The regional manager was pissed by the lack of cleanliness, so he wanted us to work 45 minutes unpaid, not just 30 minutes. No way. They were not paying us big bucks and stock options. I was earning slightly more than minimum wage. I was willing to give them 30 minutes of daily unpaid labor, but I wasn’t going to give them 45 minutes. If the company really valued cleanliness, they should’ve hired a janitor or paid us for our free time. But they didn’t.

So the regional manager punished the staff by removing the table from the employee break room. This meant we had to eat lunch with the food on our lap, or in our car.

Up until that point, my co-workers and I were relatively honest and didn’t shoplift from our own employer. But removing our lunch table was a blow to our dignity and an insult to all our hard work. We took it personally. Perhaps we should have filed a complaint with corporate headquarters or a government agency. But we got our revenge the old fashioned way: we robbed ’em blind.
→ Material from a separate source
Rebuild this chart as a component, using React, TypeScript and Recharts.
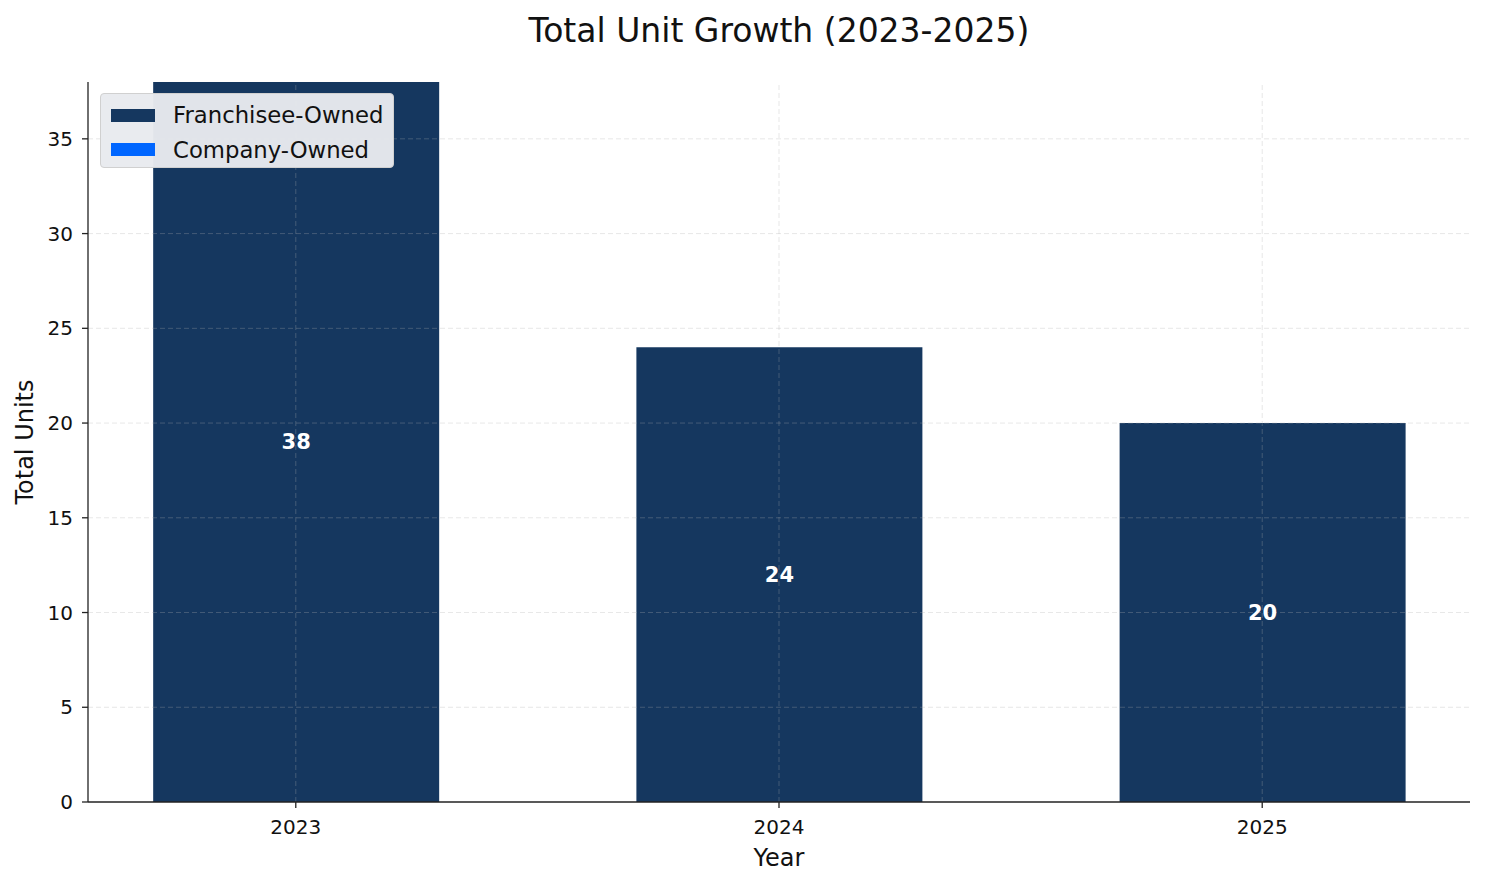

Sure, we occasionally stole some big ticket merchandise and listed it on eBay. But mostly we’d ring up small cash transactions for batteries or film without offering the customer a receipt and pocketing the cash. Since there was no table for a bagged lunch, we’d use the cash to eat out at restaurants. Every. Single. Day.

Eventually, management figured out that the inventory was suspiciously out of whack, so they posted signs in the store informing customers to contact the corporate office if the customer didn’t receive a receipt. But the customers ignored the signs. (Duh.)

That lame company probably would’ve saved a ton of money just by hiring a janitor. And we would’ve had a clean store, too.